** What is being asked **
Quote word for word the lines below, beginning with the first and ending with the one that has "var circE = [0.0020, 0.0020, 0.0020, 0.0028, 0.0038];". Drop the pictures.

** Information provided **
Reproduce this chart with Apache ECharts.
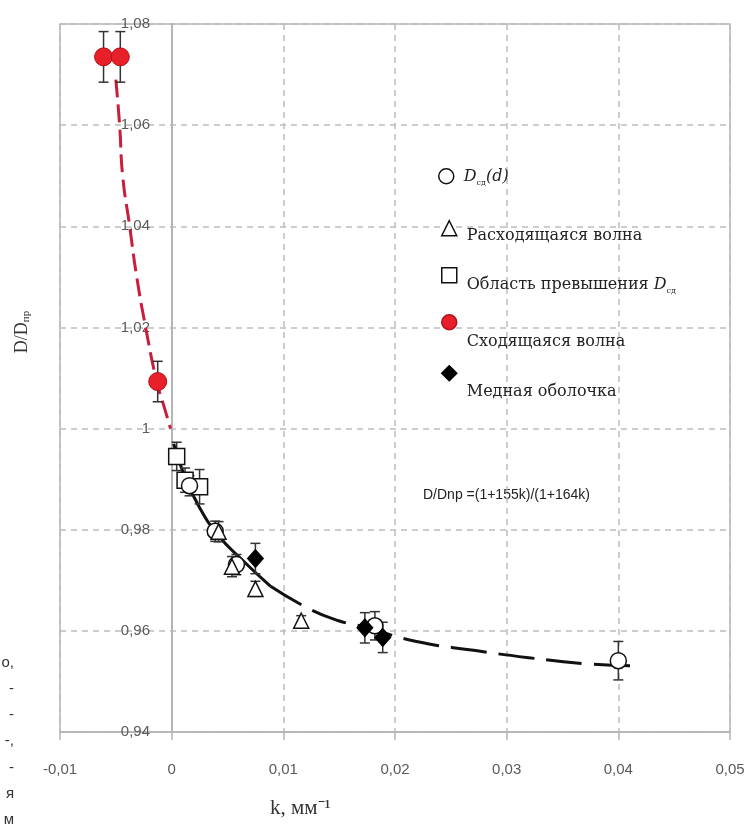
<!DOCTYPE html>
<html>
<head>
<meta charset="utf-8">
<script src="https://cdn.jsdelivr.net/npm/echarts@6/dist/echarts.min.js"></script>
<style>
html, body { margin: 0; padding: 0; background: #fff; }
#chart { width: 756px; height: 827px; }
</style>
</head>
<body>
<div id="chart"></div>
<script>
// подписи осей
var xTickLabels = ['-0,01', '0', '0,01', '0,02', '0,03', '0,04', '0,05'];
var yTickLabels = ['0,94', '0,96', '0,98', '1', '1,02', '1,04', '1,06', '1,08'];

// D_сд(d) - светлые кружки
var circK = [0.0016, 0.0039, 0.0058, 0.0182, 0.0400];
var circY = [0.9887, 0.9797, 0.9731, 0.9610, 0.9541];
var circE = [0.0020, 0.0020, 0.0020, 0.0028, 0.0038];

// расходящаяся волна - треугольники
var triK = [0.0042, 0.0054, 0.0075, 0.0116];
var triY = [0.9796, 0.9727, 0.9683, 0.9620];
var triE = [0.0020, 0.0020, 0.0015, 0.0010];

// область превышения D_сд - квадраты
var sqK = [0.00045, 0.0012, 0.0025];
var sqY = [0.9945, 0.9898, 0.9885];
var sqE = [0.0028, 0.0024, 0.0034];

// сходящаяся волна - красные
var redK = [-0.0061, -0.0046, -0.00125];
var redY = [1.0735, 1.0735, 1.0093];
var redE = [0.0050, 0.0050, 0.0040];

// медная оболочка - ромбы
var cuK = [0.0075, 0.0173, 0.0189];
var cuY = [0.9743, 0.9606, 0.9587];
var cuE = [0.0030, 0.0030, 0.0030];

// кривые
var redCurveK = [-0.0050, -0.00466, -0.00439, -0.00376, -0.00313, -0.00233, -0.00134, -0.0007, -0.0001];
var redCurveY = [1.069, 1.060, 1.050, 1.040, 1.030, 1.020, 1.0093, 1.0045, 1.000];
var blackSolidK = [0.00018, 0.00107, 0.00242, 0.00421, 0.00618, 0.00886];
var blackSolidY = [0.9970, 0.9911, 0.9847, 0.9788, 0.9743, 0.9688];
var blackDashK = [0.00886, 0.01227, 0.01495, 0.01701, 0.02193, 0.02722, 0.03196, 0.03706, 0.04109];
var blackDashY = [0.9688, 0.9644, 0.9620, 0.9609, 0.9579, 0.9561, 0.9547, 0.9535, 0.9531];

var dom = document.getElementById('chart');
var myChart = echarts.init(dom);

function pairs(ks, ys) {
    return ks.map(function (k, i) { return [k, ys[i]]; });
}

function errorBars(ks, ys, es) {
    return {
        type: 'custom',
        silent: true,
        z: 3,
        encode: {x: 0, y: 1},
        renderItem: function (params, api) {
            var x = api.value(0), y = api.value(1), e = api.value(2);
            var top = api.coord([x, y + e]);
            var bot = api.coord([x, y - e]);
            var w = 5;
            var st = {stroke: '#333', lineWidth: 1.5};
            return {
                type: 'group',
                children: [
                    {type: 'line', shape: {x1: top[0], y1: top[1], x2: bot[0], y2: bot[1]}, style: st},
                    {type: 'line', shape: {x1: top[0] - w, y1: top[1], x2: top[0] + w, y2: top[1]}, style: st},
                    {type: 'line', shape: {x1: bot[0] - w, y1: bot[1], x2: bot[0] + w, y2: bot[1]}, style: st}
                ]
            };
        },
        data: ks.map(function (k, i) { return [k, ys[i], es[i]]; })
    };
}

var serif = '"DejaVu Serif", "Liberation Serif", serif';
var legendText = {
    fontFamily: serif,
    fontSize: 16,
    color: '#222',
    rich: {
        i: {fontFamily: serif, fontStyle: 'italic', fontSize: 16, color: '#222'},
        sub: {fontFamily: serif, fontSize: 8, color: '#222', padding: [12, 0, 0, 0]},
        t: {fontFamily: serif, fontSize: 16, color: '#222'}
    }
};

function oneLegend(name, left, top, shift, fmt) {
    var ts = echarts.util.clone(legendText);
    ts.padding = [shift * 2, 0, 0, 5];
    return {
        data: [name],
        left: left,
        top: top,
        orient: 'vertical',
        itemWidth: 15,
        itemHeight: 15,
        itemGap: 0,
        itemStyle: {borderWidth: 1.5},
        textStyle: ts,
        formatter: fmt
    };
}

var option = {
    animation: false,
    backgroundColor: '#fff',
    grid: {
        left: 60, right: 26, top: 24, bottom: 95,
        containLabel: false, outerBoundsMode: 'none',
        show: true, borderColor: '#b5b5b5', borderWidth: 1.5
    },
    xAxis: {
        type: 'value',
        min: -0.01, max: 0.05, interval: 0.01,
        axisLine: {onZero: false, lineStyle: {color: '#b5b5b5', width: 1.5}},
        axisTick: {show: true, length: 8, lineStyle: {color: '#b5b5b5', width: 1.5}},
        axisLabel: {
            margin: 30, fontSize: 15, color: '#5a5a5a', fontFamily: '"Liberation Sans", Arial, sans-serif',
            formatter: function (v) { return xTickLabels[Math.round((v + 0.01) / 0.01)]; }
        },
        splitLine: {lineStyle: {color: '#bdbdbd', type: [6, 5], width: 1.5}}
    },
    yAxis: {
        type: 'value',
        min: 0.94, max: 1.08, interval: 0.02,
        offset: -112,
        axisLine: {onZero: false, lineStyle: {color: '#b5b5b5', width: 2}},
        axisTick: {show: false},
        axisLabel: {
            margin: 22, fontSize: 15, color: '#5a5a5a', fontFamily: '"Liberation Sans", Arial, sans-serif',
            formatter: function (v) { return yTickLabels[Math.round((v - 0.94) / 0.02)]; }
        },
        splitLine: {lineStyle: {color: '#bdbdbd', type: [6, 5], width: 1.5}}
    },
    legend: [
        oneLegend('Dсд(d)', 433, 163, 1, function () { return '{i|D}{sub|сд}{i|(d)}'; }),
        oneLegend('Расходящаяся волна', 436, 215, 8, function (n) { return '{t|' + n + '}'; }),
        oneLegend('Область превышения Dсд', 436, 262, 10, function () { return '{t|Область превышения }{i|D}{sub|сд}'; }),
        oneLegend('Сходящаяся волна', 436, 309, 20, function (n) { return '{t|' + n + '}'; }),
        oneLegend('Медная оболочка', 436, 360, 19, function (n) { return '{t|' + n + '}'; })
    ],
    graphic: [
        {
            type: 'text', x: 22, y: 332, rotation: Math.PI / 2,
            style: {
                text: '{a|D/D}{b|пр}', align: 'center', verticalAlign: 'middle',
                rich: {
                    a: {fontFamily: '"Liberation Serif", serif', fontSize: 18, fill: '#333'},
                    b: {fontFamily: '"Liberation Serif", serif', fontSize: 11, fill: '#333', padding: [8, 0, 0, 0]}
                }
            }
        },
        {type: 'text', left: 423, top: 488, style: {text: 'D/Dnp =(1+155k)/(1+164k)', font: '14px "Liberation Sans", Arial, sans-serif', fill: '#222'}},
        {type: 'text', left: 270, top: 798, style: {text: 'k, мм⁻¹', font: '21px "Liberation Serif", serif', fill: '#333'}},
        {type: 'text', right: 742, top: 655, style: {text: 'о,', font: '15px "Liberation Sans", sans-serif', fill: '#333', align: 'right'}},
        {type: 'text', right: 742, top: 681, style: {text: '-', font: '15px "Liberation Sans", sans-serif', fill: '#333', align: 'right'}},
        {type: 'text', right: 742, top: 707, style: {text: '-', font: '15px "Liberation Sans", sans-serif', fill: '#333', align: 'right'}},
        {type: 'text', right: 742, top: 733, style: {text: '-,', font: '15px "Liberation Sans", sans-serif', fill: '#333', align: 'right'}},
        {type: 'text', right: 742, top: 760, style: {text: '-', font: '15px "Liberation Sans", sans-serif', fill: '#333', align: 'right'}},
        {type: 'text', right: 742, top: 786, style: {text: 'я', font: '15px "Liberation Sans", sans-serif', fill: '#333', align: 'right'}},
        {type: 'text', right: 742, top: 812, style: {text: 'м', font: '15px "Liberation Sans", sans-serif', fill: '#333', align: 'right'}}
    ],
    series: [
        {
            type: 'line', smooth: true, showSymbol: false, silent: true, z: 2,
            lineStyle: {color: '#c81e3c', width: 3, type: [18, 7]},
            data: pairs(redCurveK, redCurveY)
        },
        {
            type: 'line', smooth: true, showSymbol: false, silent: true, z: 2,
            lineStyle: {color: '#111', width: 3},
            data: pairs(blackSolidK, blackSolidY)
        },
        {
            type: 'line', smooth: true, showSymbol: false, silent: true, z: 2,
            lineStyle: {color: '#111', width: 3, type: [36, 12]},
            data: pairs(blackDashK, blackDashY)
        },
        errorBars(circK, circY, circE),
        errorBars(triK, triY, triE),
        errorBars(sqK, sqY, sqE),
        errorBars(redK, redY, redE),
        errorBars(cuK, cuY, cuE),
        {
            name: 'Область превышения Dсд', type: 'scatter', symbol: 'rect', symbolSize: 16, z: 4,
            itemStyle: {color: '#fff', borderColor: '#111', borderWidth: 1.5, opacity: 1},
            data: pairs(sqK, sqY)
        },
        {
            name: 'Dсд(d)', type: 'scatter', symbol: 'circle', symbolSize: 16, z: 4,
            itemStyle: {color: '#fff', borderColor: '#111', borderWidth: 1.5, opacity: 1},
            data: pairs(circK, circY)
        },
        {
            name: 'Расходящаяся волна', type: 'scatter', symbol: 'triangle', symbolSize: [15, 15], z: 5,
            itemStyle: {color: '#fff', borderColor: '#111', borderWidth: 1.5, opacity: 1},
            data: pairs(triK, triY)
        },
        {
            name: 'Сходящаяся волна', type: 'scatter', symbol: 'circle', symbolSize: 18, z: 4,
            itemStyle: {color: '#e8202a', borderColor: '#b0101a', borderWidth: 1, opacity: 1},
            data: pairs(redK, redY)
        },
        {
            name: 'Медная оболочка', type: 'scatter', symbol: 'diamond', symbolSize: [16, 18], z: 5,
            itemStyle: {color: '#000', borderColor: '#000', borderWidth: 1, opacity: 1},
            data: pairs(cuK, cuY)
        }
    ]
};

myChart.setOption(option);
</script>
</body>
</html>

** Right answer **
Reproduce this chart with Apache ECharts.
<!DOCTYPE html>
<html>
<head>
<meta charset="utf-8">
<script src="https://cdn.jsdelivr.net/npm/echarts@6/dist/echarts.min.js"></script>
<style>
html, body { margin: 0; padding: 0; background: #fff; }
#chart { width: 756px; height: 827px; }
</style>
</head>
<body>
<div id="chart"></div>
<script>
// подписи осей
var xTickLabels = ['-0,01', '0', '0,01', '0,02', '0,03', '0,04', '0,05'];
var yTickLabels = ['0,94', '0,96', '0,98', '1', '1,02', '1,04', '1,06', '1,08'];

// D_сд(d) - светлые кружки
var circK = [0.0016, 0.0039, 0.0058, 0.0182, 0.0400];
var circY = [0.9887, 0.9797, 0.9731, 0.9610, 0.9541];
var circE = [0.0020, 0.0020, 0.0020, 0.0028, 0.0038];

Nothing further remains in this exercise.